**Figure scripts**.
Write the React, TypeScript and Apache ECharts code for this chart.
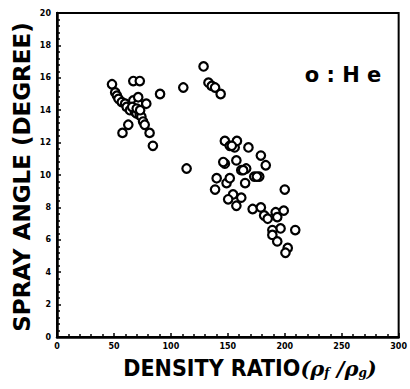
import React, { useEffect, useRef } from "react";
import * as echarts from "echarts";

const xTicks = [0, 50, 100, 150, 200, 250, 300];
const yTicks = [0, 2, 4, 6, 8, 10, 12, 14, 16, 18, 20];

const densityRatio = [
  48.3, 51.1, 52.6, 54, 56.9, 59.8, 61.2, 64.1, 67, 68.4, 71.3, 71.3, 69.8, 72.7, 74.1, 75.6, 77, 78.4,
  81.3, 84.2, 57.5, 62.6, 67, 72.7, 90.5, 110.9, 113.8, 128.7, 133, 135.9, 138.8, 143.7, 147.4, 151.7,
  156, 158, 168.1, 179, 183.3, 147.4, 157.5, 161.8, 166.1, 173.2, 177.6, 140.2, 148.9, 151.7, 165.2,
  138.8, 154.6, 161.8, 150.3, 157.5, 171.8, 179, 181.9, 192, 193.4, 199.1, 200, 196.3, 209.2, 189.1,
  189.1, 193.4, 202.6, 200.6, 66, 70, 73, 163.5, 175.5, 185, 153.5, 146,
];
const sprayAngle = [
  15.6, 15.1, 14.9, 14.7, 14.5, 14.4, 14.2, 14.0, 14.6, 13.9, 14.4, 14.8, 13.8, 13.7, 13.6, 13.3, 13.1, 14.4,
  12.6, 11.8, 12.6, 13.1, 15.8, 15.8, 15.0, 15.4, 10.4, 16.7, 15.7, 15.5, 15.4, 15.0, 12.1, 11.8,
  11.7, 12.1, 11.7, 11.2, 10.6, 10.7, 10.9, 10.3, 10.4, 9.9, 9.9, 9.8, 9.5, 9.8, 9.5,
  9.1, 8.8, 8.6, 8.5, 8.1, 7.9, 8.0, 7.5, 7.7, 7.4, 7.8, 9.1, 6.7, 6.6, 6.6,
  6.3, 5.9, 5.5, 5.2, 14.2, 14.1, 14.0, 10.3, 9.9, 7.3, 11.8, 10.8,
];

export default function App() {
  const ref = useRef<HTMLDivElement>(null);
  useEffect(() => {
    if (!ref.current) return;
    const chart = echarts.init(ref.current, undefined, { renderer: "svg" });
    const pts = densityRatio.map((x, i) => [x, sprayAngle[i]]);
    const tickFont = { fontFamily: "DejaVu Sans", fontWeight: "bold" as const, fontSize: 8, color: "#000" };
    chart.setOption({
      animation: false,
      backgroundColor: "#fff",
      grid: { left: 57, right: 5, top: 13, bottom: 52, show: true, borderColor: "#000", borderWidth: 2 },
      xAxis: {
        type: "value",
        min: xTicks[0],
        max: xTicks[xTicks.length - 1],
        interval: 50,
        axisLine: { show: true, onZero: false, lineStyle: { color: "#000", width: 2.5 } },
        axisTick: { show: true, inside: true, length: 4, lineStyle: { color: "#000", width: 1.5 } },
        minorTick: { show: true, splitNumber: 5, length: 3, lineStyle: { color: "#000", width: 1.5 } },
        splitLine: { show: false },
        axisLabel: { ...tickFont, margin: 5, showMaxLabel: true },
      },
      yAxis: {
        type: "value",
        min: yTicks[0],
        max: yTicks[yTicks.length - 1],
        interval: 2,
        axisLine: { show: true, onZero: false, lineStyle: { color: "#000", width: 2.5 } },
        axisTick: { show: true, inside: true, length: 4, lineStyle: { color: "#000", width: 1.5 } },
        minorTick: { show: true, splitNumber: 5, length: 3, lineStyle: { color: "#000", width: 1.5 } },
        splitLine: { show: false },
        axisLabel: { ...tickFont, margin: 6 },
      },
      graphic: [
        {
          type: "text",
          x: 22,
          y: 177,
          rotation: Math.PI / 2,
          style: {
            text: "SPRAY ANGLE (DEGREE)",
            fontFamily: "DejaVu Sans",
            fontWeight: "bold",
            fontSize: 23,
            fill: "#000",
            align: "center",
            verticalAlign: "middle",
          },
        },
        {
          type: "text",
          x: 250,
          y: 368,
          style: {
            text: "DENSITY RATIO{p|(ρ}{s|f}{p| /ρ}{s|g}{p|)}",
            fontFamily: "DejaVu Sans Condensed",
            fontWeight: "bold",
            fontSize: 23,
            fill: "#000",
            align: "center",
            verticalAlign: "middle",
            rich: {
              p: { fontFamily: "DejaVu Serif", fontStyle: "italic", fontWeight: "bold", fontSize: 21, fill: "#000" },
              s: { fontFamily: "DejaVu Serif", fontStyle: "italic", fontWeight: "bold", fontSize: 12, fill: "#000", padding: [10, 0, 0, 0] },
            },
          },
        },
        {
          type: "text",
          x: 343,
          y: 75,
          style: {
            text: "o : H e",
            fontFamily: "DejaVu Sans",
            fontWeight: "bold",
            fontSize: 21,
            fill: "#000",
            align: "center",
            verticalAlign: "middle",
          },
        },
      ],
      series: [
        {
          type: "scatter",
          data: pts,
          symbol: "circle",
          symbolSize: 8.5,
          itemStyle: { color: "#ffffff", borderColor: "#000000", borderWidth: 2.2, opacity: 1 },
          z: 5,
        },
      ],
    });
    return () => chart.dispose();
  }, []);
  return <div ref={ref} style={{ position: "fixed", left: 0, top: 0, width: 410, height: 389 }} />;
}
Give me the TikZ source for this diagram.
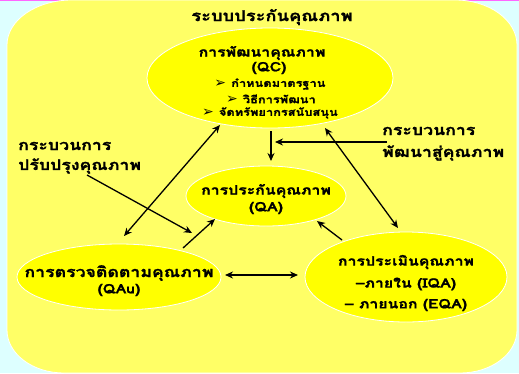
\documentclass[tikz,border=0pt]{standalone}
\usepackage{fontspec}
\setmainfont[Script=Thai,FakeStretch=1.22,BoldFeatures={FakeBold=1.2}]{Loma}
\newfontfamily\symfont{DejaVu Sans Bold}
\usetikzlibrary{arrows.meta,shapes.geometric}
\definecolor{bgc}{HTML}{DDFFFF}
\definecolor{panel}{HTML}{FFFF66}
\definecolor{ell}{HTML}{FFFF00}
\definecolor{topline}{HTML}{FF66FF}
\tikzset{
  bubble/.style={ellipse, fill=ell, draw=white, line width=0.8pt, inner sep=0pt},
  big/.style={font=\bfseries\fontsize{15}{17}\selectfont, inner sep=0pt},
  mid/.style={font=\bfseries\fontsize{13}{15}\selectfont, inner sep=0pt},
  small/.style={font=\bfseries\fontsize{10.5}{12}\selectfont, inner sep=0pt},
  side/.style={font=\bfseries\fontsize{14.5}{16}\selectfont, inner sep=0pt, anchor=west},
  arr/.style={line width=1.3pt, -{Stealth[length=8pt,width=7pt]}},
  darr/.style={line width=1.3pt, {Stealth[length=8pt,width=7pt]}-{Stealth[length=8pt,width=7pt]}},
}
\newcommand{\bulletmark}{{\symfont\fontsize{14}{12}\selectfont\raisebox{-0.5pt}{➢}}\hspace{5pt}}
\begin{document}
\begin{tikzpicture}[x=1pt,y=-1pt]
\fill[bgc] (0,0) rectangle (519,373);
\useasboundingbox (0,0) rectangle (519,373);
\draw[topline, line width=1.2pt] (0,0.6) -- (519,0.6);
\filldraw[fill=panel, draw=white, line width=0.8pt]
  (72,0) -- (455,0) arc[start angle=-90, end angle=0, x radius=62, y radius=45]
  -- (517,330) arc[start angle=0, end angle=90, x radius=57, y radius=43]
  -- (64,373) arc[start angle=90, end angle=180, x radius=57, y radius=43]
  -- (7,45) arc[start angle=180, end angle=270, x radius=65, y radius=45] -- cycle;
\node[big] (title) at (272,17) {ระบบประกันคุณภาพ};
% ellipses
\node[bubble, minimum width=246pt, minimum height=100pt] (qc) at (270,78) {};
\node[bubble, minimum width=160pt, minimum height=60pt] (qa) at (266,196) {};
\node[bubble, minimum width=204pt, minimum height=66pt] (qaw) at (119,277) {};
\node[bubble, minimum width=202pt, minimum height=90pt] (ev) at (406,277) {};
% texts
\node[mid] (qct1) at (262,53) {การพัฒนาคุณภาพ};
\node[mid] (qct2) at (269,68) {(QC)};
\node[small] (qcb1) at (270,84) {\bulletmark กำหนดมาตรฐาน};
\node[small] (qcb2) at (271,99) {\bulletmark วิธีการพัฒนา};
\node[small] (qcb3) at (270,113) {\bulletmark จัดทรัพยากรสนับสนุน};
\node[mid] (qat1) at (266,191) {การประกันคุณภาพ};
\node[mid] (qat2) at (266,208) {(QA)};
\node[mid, font=\bfseries\fontsize{14.5}{16}\selectfont] (qawt1) at (119,273) {การตรวจติดตามคุณภาพ};
\node[mid] (qawt2) at (119,290) {(QAu)};
\node[mid] (evt1) at (406,262) {การประเมินคุณภาพ};
\node[mid] (evt2) at (406,284) {–ภายใน (IQA)};
\node[mid] (evt3) at (406,305) {– ภายนอก (EQA)};
\node[side] (ll1) at (18,146) {กระบวนการ};
\node[side] (ll2) at (18,166) {ปรับปรุงคุณภาพ};
\node[side] (rl1) at (382,131) {กระบวนการ};
\node[side] (rl2) at (382,153) {พัฒนาสู่คุณภาพ};
% connector ends
\coordinate (qcS) at (271,131);
\coordinate (qaN) at (271,161);
\coordinate (rlA) at (387,142);
\coordinate (rlB) at (275,142);
\coordinate (qcL) at (220,125);
\coordinate (qawN) at (124,236);
\coordinate (qcR) at (325,128);
\coordinate (evN) at (398,228);
\coordinate (llA) at (87,175);
\coordinate (llB) at (192,233);
\coordinate (qawA) at (183,248);
\coordinate (qaL) at (215,219);
\coordinate (evA) at (342,240);
\coordinate (qaR) at (317,221);
\coordinate (qawE) at (225,275);
\coordinate (evW) at (298,275);
\draw[arr] (qcS) -- (qaN);
\draw[arr] (rlA) -- (rlB);
\draw[darr] (qcL) -- (qawN);
\draw[darr] (qcR) -- (evN);
\draw[arr] (llA) -- (llB);
\draw[arr] (qawA) -- (qaL);
\draw[arr] (evA) -- (qaR);
\draw[darr] (qawE) -- (evW);
\end{tikzpicture}
\end{document}
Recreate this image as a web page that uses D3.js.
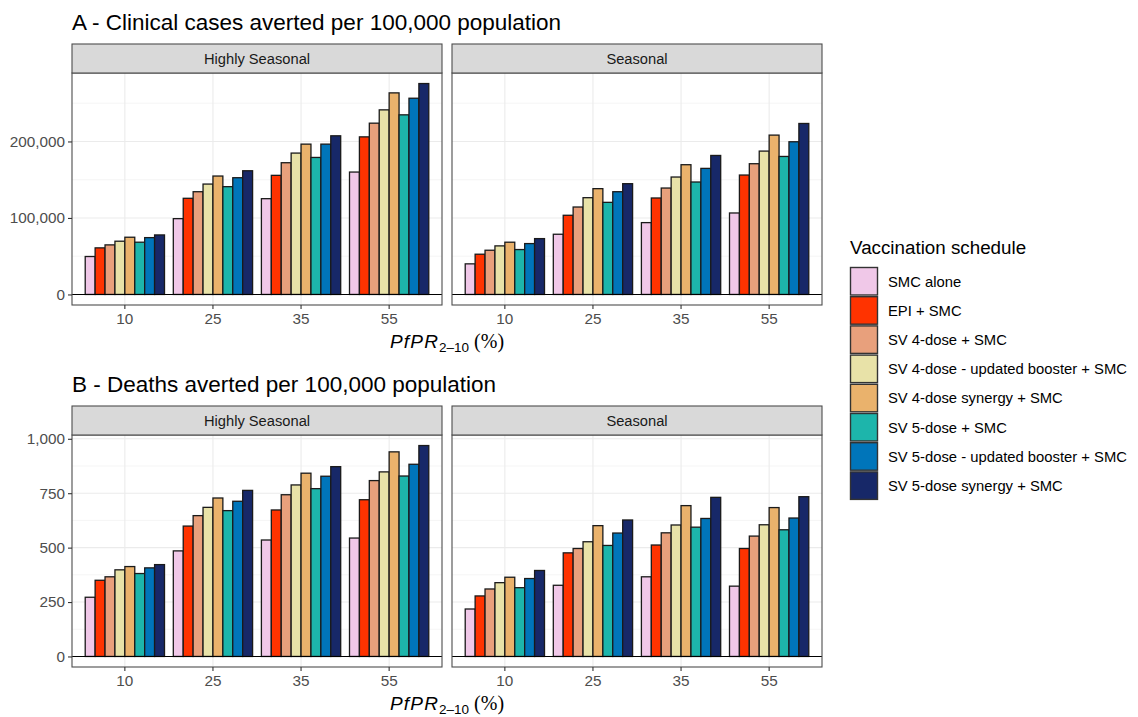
<!DOCTYPE html>
<html>
<head>
<meta charset="utf-8">
<script src="https://cdn.jsdelivr.net/npm/d3@7"></script>
<style>
  body { margin: 0; background: #fff; }
  svg { font-family: "Liberation Sans", Arial, sans-serif; }
</style>
</head>
<body>
<div id="chart"></div>
<script>
const prevalence = ['10', '25', '35', '55'];
const seasons = ['Highly Seasonal', 'Seasonal'];
const schedules = [
  'SMC alone',
  'EPI + SMC',
  'SV 4-dose + SMC',
  'SV 4-dose - updated booster + SMC',
  'SV 4-dose synergy + SMC',
  'SV 5-dose + SMC',
  'SV 5-dose - updated booster + SMC',
  'SV 5-dose synergy + SMC',
];
const colors = ['#f0c8e8', '#ff3300', '#e8a07c', '#e8e2a8', '#eab26c', '#1db5ab', '#0075ba', '#172868'];

// cases averted, rows = prevalence, cols = schedule
const casesHighly = [
  [49600, 60900, 64800, 69600, 74800, 68300, 74300, 77800],
  [99100, 125700, 134300, 144300, 154800, 140900, 152600, 161700],
  [125200, 155700, 172200, 184800, 196500, 179100, 196500, 207400],
  [160000, 206000, 223900, 241300, 263500, 234800, 256500, 275700],
];
const casesSeasonal = [
  [40000, 52600, 57800, 63500, 68300, 58700, 66500, 73000],
  [78700, 103500, 114300, 126500, 138300, 120400, 134300, 144800],
  [93900, 126100, 139100, 153500, 169600, 147000, 164800, 181700],
  [106500, 156100, 170900, 187400, 208300, 180400, 199600, 223500],
];
// deaths averted
const deathsHighly = [
  [272, 350, 366, 398, 413, 381, 407, 422],
  [485, 599, 647, 685, 728, 670, 713, 763],
  [535, 673, 743, 788, 842, 771, 828, 872],
  [544, 720, 808, 848, 940, 829, 883, 969],
];
const deathsSeasonal = [
  [218, 278, 310, 339, 364, 316, 358, 395],
  [327, 476, 496, 527, 601, 510, 567, 627],
  [366, 512, 568, 604, 693, 594, 634, 731],
  [323, 496, 553, 605, 684, 582, 636, 734],
];

const casesTicks = [0, 100000, 200000];
const casesMinor = [50000, 150000, 250000];
const deathsTicks = [0, 250, 500, 750, 1000];
const deathsMinor = [125, 375, 625, 875];

const W = 1138, H = 717;
const svg = d3.select('#chart').append('svg')
  .attr('width', W)
  .attr('height', H);

const panelX = [72, 452];
const panelW = 370;
const fmt = d3.format(',');

function toRows(matrix) {
  const rows = [];
  matrix.forEach((vals, i) => {
    vals.forEach((v, j) => rows.push({ prev: prevalence[i], sched: schedules[j], value: v, k: j }));
  });
  return rows;
}

function drawRow({ title, top, data, ticks, minor }) {
  const stripTop = top + 22;
  const stripH = 29;
  const plotTop = stripTop + stripH;
  const plotH = 232;

  svg.append('text')
    .attr('x', 72)
    .attr('y', top + 8)
    .attr('font-size', 22.5)
    .attr('fill', '#000')
    .text(title);

  const all = data.flatMap(m => m.flat());
  const maxV = d3.max(all);
  const y = d3.scaleLinear()
    .domain([-0.05 * maxV, 1.05 * maxV])
    .range([plotTop + plotH, plotTop]);

  data.forEach((matrix, p) => {
    const x0 = panelX[p];
    const x = d3.scaleBand()
      .domain(prevalence)
      .range([x0, x0 + panelW])
      .paddingInner(0.1)
      .paddingOuter(0.15);
    const xs = d3.scaleBand()
      .domain(schedules)
      .range([0, x.bandwidth()]);

    const g = svg.append('g');

    // background + grid
    g.append('rect')
      .attr('x', x0).attr('y', plotTop)
      .attr('width', panelW).attr('height', plotH)
      .attr('fill', '#fff');

    g.selectAll('.minor')
      .data(minor)
      .enter()
      .append('line')
        .attr('x1', x0).attr('x2', x0 + panelW)
        .attr('y1', d => y(d)).attr('y2', d => y(d))
        .attr('stroke', '#f2f2f2')
        .attr('stroke-width', 0.8);

    g.selectAll('.major')
      .data(ticks)
      .enter()
      .append('line')
        .attr('x1', x0).attr('x2', x0 + panelW)
        .attr('y1', d => y(d)).attr('y2', d => y(d))
        .attr('stroke', '#ebebeb')
        .attr('stroke-width', 1.1);

    g.selectAll('.vgrid')
      .data(prevalence)
      .enter()
      .append('line')
        .attr('x1', d => x(d) + x.bandwidth() / 2)
        .attr('x2', d => x(d) + x.bandwidth() / 2)
        .attr('y1', plotTop).attr('y2', plotTop + plotH)
        .attr('stroke', '#ebebeb')
        .attr('stroke-width', 1.1);

    // bars
    g.selectAll('.bar')
      .data(toRows(matrix))
      .enter()
      .append('rect')
        .attr('x', d => x(d.prev) + xs(d.sched))
        .attr('y', d => y(d.value))
        .attr('width', xs.bandwidth())
        .attr('height', d => y(0) - y(d.value))
        .attr('fill', d => colors[d.k])
        .attr('stroke', '#1a1a1a')
        .attr('stroke-width', 1.3);

    // zero line
    g.append('line')
      .attr('x1', x0).attr('x2', x0 + panelW)
      .attr('y1', y(0)).attr('y2', y(0))
      .attr('stroke', '#000')
      .attr('stroke-width', 1.1);

    // panel border
    g.append('rect')
      .attr('x', x0).attr('y', plotTop)
      .attr('width', panelW).attr('height', plotH)
      .attr('fill', 'none')
      .attr('stroke', '#4d4d4d')
      .attr('stroke-width', 1.1);

    // strip
    g.append('rect')
      .attr('x', x0).attr('y', stripTop)
      .attr('width', panelW).attr('height', stripH)
      .attr('fill', '#d9d9d9')
      .attr('stroke', '#4d4d4d')
      .attr('stroke-width', 1.1);
    g.append('text')
      .attr('x', x0 + panelW / 2)
      .attr('y', stripTop + stripH / 2)
      .attr('dy', '0.35em')
      .attr('text-anchor', 'middle')
      .attr('font-size', 14.7)
      .attr('fill', '#1a1a1a')
      .text(seasons[p]);

    // x axis
    const axisX = d3.axisBottom(x).tickSize(4).tickSizeOuter(0).tickPadding(4);
    const gx = g.append('g')
      .attr('transform', `translate(0, ${plotTop + plotH})`)
      .call(axisX);
    gx.select('.domain').remove();
    gx.selectAll('.tick line').attr('stroke', '#333').attr('stroke-width', 1.1);
    gx.selectAll('.tick text')
      .attr('font-size', 15.3)
      .attr('font-family', '"Liberation Sans", Arial, sans-serif')
      .attr('fill', '#4d4d4d');

    // y axis only on first panel
    if (p === 0) {
      const axisY = d3.axisLeft(y).tickValues(ticks).tickFormat(fmt)
        .tickSize(4).tickSizeOuter(0).tickPadding(3);
      const gy = g.append('g')
        .attr('transform', `translate(${x0}, 0)`)
        .call(axisY);
      gy.select('.domain').remove();
      gy.selectAll('.tick line').attr('stroke', '#333').attr('stroke-width', 1.1);
      gy.selectAll('.tick text')
        .attr('font-size', 15.3)
        .attr('font-family', '"Liberation Sans", Arial, sans-serif')
        .attr('fill', '#4d4d4d');
    }
  });

  // x axis title: PfPR_{2-10} (%)
  const t = svg.append('text')
    .attr('x', (panelX[0] + panelX[1] + panelW) / 2)
    .attr('y', plotTop + plotH + 43)
    .attr('text-anchor', 'middle')
    .attr('font-size', 19)
    .attr('fill', '#000');
  t.append('tspan').attr('font-style', 'italic').attr('letter-spacing', 1.2).text('PfPR');
  t.append('tspan').attr('font-size', 13.5).attr('dy', 4).text('2–10');
  t.append('tspan').attr('dy', -4).attr('font-family', '"Liberation Serif", "DejaVu Serif", serif')
    .attr('font-size', 20).text(' (%)');
}

drawRow({
  title: 'A - Clinical cases averted per 100,000 population',
  top: 22,
  data: [casesHighly, casesSeasonal],
  ticks: casesTicks,
  minor: casesMinor,
});

drawRow({
  title: 'B - Deaths averted per 100,000 population',
  top: 384,
  data: [deathsHighly, deathsSeasonal],
  ticks: deathsTicks,
  minor: deathsMinor,
});

// legend
const legend = svg.append('g').attr('transform', 'translate(850, 0)');
legend.append('text')
  .attr('x', 0)
  .attr('y', 254)
  .attr('font-size', 18.8)
  .attr('fill', '#000')
  .text('Vaccination schedule');

const keyStep = 29.2;
const keys = legend.selectAll('.key')
  .data(schedules)
  .enter()
  .append('g')
    .attr('transform', (d, i) => `translate(0, ${267 + i * keyStep})`);

keys.append('rect')
  .attr('x', 0.5).attr('y', 0.5)
  .attr('width', 27).attr('height', 27.5)
  .attr('fill', (d, i) => colors[i])
  .attr('stroke', '#333')
  .attr('stroke-width', 1.4);

keys.append('text')
  .attr('x', 38)
  .attr('y', 14.5)
  .attr('dy', '0.35em')
  .attr('font-size', 14.8)
  .attr('fill', '#000')
  .text(d => d);
</script>
</body>
</html>
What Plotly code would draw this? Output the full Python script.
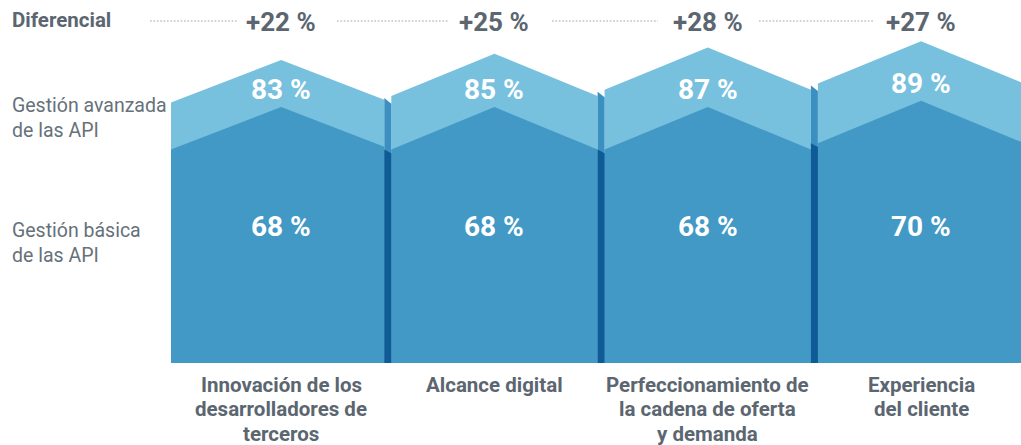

**Short task**. Transcribe, from the records above, the first line and every line after it up to and including the line with "16, 18, 20];"; omit pictures.

**Exercise solution**.
Write the React, TypeScript and Apache ECharts code for this chart.
import React, { useEffect, useRef } from "react";
import * as echarts from "echarts";

const xTicks = [0, 50, 100, 150, 200, 250, 300];
const yTicks = [0, 2, 4, 6, 8, 10, 12, 14, 16, 18, 20];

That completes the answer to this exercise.